Data platform technology selection. The specific technology choices for the data infrastructure components.

Cloud data warehouse evaluation: the evaluation of BigQuery, Snowflake, Databricks, Redshift, and other cloud data warehouse options against the organisation's specific requirements — data volume, query complexity, team SQL capabilities, existing cloud provider relationships, and budget.

Pipeline and orchestration tooling: the evaluation of data pipeline frameworks — dbt for SQL transformations, Apache Airflow or Prefect for pipeline orchestration, Fivetran or Airbyte for managed connector-based data ingestion. The tooling selection that matches the team's engineering capability and the operational maintenance overhead the organisation is willing to accept.

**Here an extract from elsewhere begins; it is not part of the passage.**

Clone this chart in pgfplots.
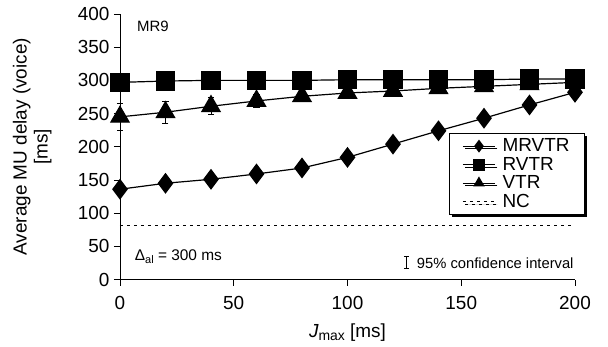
\documentclass[border=0pt]{standalone}
\usepackage{fontspec}
\setmainfont{Liberation Sans}
\usepackage{pgfplots}
\pgfplotsset{compat=1.18}
\usetikzlibrary{shadows}

\pgfplotstableread{
x   mr    r     v    ve
0   136   297   245  21
20  145   299   252  17
40  151   300   261  13
60  159   300   269  10
80  168   300   276  8
100 184   301   281  7
120 204   301   284  6
140 224   301   288  5
160 243   301   291  5
180 263   302   294  4
200 282   302   297  4
}\datatable

\begin{document}
\begin{tikzpicture}
\begin{axis}[
  width=455bp, height=265.5bp, scale only axis,
  xmin=0, xmax=200, ymin=0, ymax=400,
  axis x line*=bottom, axis y line*=left,
  axis line style={-, line width=0.8bp, black},
  xtick={0,50,...,200}, ytick={0,50,...,400},
  tick align=outside, major tick length=6bp,
  tick style={line width=0.8bp, black},
  /pgf/number format/assume math mode=true,
  ticklabel style={font=\fontsize{19}{22}\selectfont},
  xticklabel style={yshift=-7bp},
  yticklabel style={xshift=-1bp},
  clip=false,
  xlabel={{\itshape J}\raisebox{-0.35ex}{\fontsize{14}{14}\selectfont max} [ms]},
  xlabel style={font=\fontsize{19}{22}\selectfont, at={(axis description cs:0.5,-0.2)}, anchor=center},
  ylabel={Average MU delay (voice)\\{[ms]}},
  ylabel style={font=\fontsize{19}{21}\selectfont, align=center, at={(axis description cs:-0.193,0.5)}, anchor=center},
  legend cell align=left,
  legend style={at={(axis description cs:0.723,0.55)}, anchor=north west,
    draw=black, line width=0.8bp, fill=white,
    font=\fontsize{19}{22.5}\selectfont, row sep=0bp, column sep=5bp, inner xsep=13bp, inner ysep=3bp,
    drop shadow={shadow xshift=2.5bp, shadow yshift=-2.5bp, opacity=1, fill=black}},
  legend image code/.code={\draw[mark repeat=2,mark phase=2] plot coordinates {(0bp,0bp)(16bp,0bp)(32bp,0bp)};},
  legend image post style={mark size=5.5bp},
]
\addplot[black, line width=1.2bp, mark=diamond*, mark size=9.5bp] table[x=x, y=mr] {\datatable};
\addlegendentry{MRVTR}
\addplot[black, line width=1.2bp, mark=square*, mark size=9bp] table[x=x, y=r] {\datatable};
\addlegendentry{RVTR}
\addplot[black, line width=1.2bp, mark=triangle*, mark size=10.5bp,
  error bars/.cd, y dir=both, y explicit, error bar style={line width=0.8bp, black}, error mark options={rotate=90, mark size=3bp, line width=0.8bp}]
  table[x=x, y=v, y error=ve] {\datatable};
\addlegendentry{VTR}
\addplot[black, line width=0.9bp, dash pattern=on 3bp off 4bp] coordinates {(0,81) (200,81)};
\addlegendentry{NC}

\node[anchor=west, font=\fontsize{15}{17}\selectfont] at (axis cs:6,381) {MR9};
\node[anchor=west, font=\fontsize{15.5}{17}\selectfont] at (axis cs:5,34) {Δ\raisebox{-0.35ex}{\fontsize{11}{11}\selectfont al} = 300 ms};
\draw[line width=0.7bp] (axis cs:126,17) -- (axis cs:126,35)
  (axis cs:124.8,17) -- (axis cs:127.2,17) (axis cs:124.8,35) -- (axis cs:127.2,35);
\node[anchor=west, font=\fontsize{14.8}{17}\selectfont] at (axis cs:129,25) {95\% confidence interval};
\end{axis}
\path (-120bp,-67.5bp) rectangle (488bp,279.5bp);
\end{tikzpicture}
\end{document}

Real-time versus batch: the decision between batch data processing (adequate for most analytical use cases where data freshness of hours is acceptable) and real-time or near-real-time processing (required for operational dashboards, fraud detection, and other use cases where data staleness of minutes matters). The real-time infrastructure (Kafka, Flink, streaming data warehouses) that is significantly more complex to operate than batch infrastructure — warranted only when the use case genuinely requires it.

Data Strategy Deliverables

A data strategy engagement typically produces:

Data audit report. The current state assessment — the data inventory, the quality assessment, the infrastructure inventory, and the current use analysis.

Use case register. The identified and prioritised data use cases — the decisions, operational improvements, and analyses that the data strategy is designed to enable, with value and effort estimates for each.

Target architecture design. The recommended data architecture — the warehouse, the pipelines, the modelling approach, the governance framework, and the analytics tooling — designed to support the prioritised use cases at the organisation's scale and with the organisation's team capabilities.

Technology recommendations. The specific technology choices for each architecture component, with the evaluation rationale.

Implementation roadmap. The phased plan for building the data infrastructure — the sequence that delivers value incrementally, starting with the highest-priority use cases, with the dependencies and milestones that structure the implementation.

Total cost of ownership analysis. The expected cost of the recommended infrastructure over a three-to-five year horizon — the tooling costs, the development costs, and the ongoing operational costs.

Data Strategy as Business Strategy

The organisations that extract the most value from their data are not necessarily the ones with the most sophisticated technology. They are the ones where business leaders ask data questions and expect data answers, where data quality is treated as a business responsibility rather than a technical problem, and where the investment in data infrastructure is connected to specific business outcomes that justify it.

A data strategy that starts from the business questions and works backwards to the technology produces a different result — and a more useful one — than a technology project that builds data infrastructure and then asks what it should be used for.